■ **What is expected**:
Copy out, from the entries below, each line holding the string "standalone".

■ **Task input**:
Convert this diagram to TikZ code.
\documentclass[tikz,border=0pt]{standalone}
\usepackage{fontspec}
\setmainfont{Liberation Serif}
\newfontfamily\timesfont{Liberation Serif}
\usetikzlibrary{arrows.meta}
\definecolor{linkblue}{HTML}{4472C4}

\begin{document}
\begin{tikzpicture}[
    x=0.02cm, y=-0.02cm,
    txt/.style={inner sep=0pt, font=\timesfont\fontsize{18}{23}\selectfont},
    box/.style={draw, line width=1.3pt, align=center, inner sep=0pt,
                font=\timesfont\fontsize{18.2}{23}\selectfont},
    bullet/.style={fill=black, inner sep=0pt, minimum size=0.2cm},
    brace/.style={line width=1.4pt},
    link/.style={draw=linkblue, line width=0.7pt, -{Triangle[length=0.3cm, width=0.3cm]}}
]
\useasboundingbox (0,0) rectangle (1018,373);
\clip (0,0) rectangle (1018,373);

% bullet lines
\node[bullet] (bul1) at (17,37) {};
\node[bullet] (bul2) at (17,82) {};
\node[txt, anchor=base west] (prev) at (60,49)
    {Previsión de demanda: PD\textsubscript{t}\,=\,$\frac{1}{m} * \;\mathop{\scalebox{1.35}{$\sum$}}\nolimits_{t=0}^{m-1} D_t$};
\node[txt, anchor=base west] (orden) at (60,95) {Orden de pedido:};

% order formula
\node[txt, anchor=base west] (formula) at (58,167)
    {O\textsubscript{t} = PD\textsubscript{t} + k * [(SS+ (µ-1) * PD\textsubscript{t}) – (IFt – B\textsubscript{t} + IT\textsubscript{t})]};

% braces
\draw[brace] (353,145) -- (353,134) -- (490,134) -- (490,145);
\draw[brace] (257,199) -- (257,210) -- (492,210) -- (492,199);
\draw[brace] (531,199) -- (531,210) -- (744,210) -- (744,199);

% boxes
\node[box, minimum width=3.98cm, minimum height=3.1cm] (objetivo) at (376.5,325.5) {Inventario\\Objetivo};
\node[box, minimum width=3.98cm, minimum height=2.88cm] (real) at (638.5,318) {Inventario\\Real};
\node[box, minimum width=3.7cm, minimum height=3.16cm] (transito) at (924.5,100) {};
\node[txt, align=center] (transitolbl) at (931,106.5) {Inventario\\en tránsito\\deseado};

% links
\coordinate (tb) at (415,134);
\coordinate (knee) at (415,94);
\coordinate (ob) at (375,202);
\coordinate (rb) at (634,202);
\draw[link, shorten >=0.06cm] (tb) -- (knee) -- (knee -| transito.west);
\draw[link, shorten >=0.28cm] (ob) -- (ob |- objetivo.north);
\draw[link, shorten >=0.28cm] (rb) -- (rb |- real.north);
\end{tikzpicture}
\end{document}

* * *

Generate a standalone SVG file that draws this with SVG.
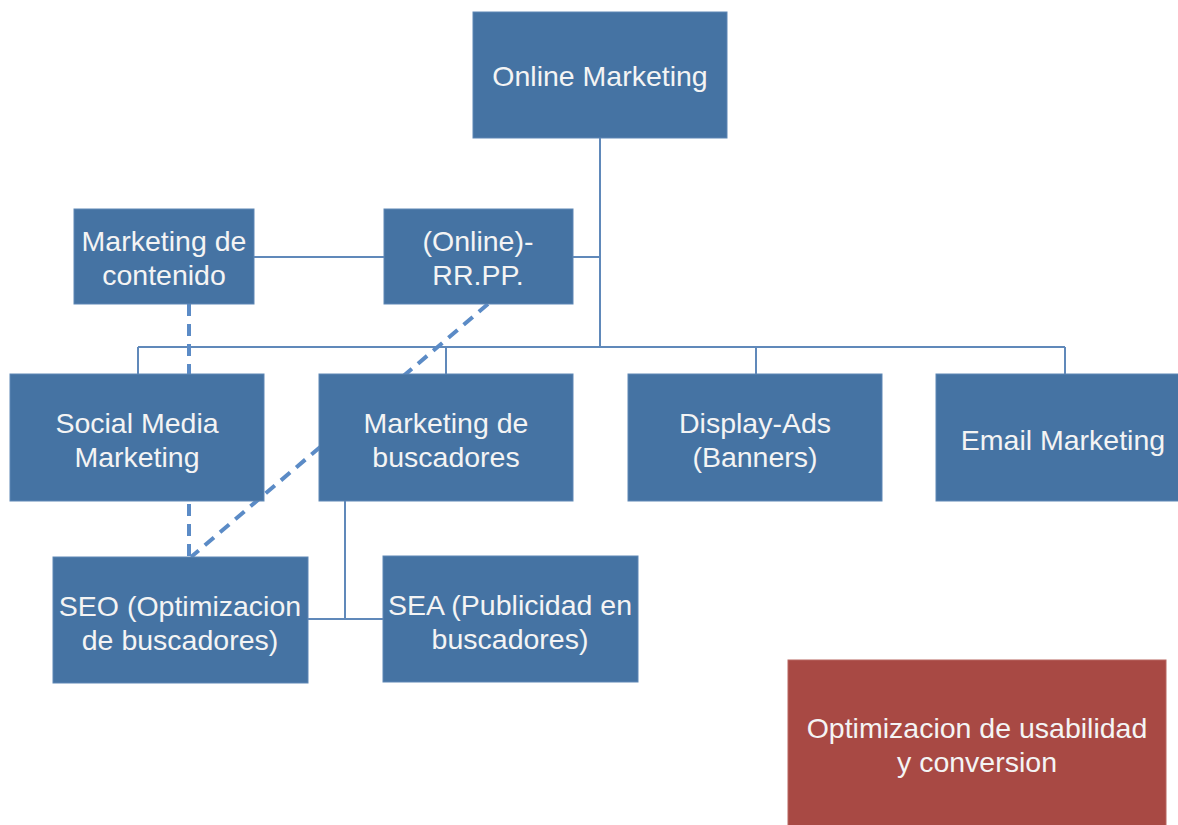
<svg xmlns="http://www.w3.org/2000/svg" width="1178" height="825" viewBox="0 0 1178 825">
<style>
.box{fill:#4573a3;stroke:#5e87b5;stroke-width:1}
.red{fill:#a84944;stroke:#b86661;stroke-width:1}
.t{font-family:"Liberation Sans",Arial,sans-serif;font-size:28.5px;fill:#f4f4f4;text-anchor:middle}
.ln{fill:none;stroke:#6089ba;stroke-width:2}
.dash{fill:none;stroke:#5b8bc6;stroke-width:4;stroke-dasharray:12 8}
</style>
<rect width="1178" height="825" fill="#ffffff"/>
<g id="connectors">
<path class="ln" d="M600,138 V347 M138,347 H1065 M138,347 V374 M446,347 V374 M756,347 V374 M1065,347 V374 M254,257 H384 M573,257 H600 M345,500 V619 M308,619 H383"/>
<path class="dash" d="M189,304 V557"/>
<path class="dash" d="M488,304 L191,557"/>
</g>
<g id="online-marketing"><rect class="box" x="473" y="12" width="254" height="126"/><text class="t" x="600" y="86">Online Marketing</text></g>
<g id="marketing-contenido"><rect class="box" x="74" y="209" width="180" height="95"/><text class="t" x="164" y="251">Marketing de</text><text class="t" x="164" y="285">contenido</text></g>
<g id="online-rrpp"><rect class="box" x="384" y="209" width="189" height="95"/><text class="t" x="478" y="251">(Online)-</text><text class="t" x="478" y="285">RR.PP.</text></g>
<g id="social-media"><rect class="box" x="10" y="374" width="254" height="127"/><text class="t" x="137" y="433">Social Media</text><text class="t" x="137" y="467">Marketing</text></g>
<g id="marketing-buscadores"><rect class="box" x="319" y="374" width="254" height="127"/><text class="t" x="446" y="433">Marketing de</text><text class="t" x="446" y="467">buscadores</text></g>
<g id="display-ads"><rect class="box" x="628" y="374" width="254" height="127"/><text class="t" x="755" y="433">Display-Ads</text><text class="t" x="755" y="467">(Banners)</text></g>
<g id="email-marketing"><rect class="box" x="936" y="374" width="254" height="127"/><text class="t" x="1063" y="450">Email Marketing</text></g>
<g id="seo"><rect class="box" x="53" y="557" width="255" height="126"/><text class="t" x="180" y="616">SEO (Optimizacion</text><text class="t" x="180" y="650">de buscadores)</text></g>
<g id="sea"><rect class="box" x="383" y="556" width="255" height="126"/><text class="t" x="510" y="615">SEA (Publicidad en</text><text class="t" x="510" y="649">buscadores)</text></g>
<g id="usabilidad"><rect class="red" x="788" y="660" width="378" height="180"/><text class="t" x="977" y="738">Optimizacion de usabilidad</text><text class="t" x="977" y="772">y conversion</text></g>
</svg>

■ **Answer to this exercise**:
\documentclass[tikz,border=0pt]{standalone}
Generate a standalone SVG file that draws this with SVG.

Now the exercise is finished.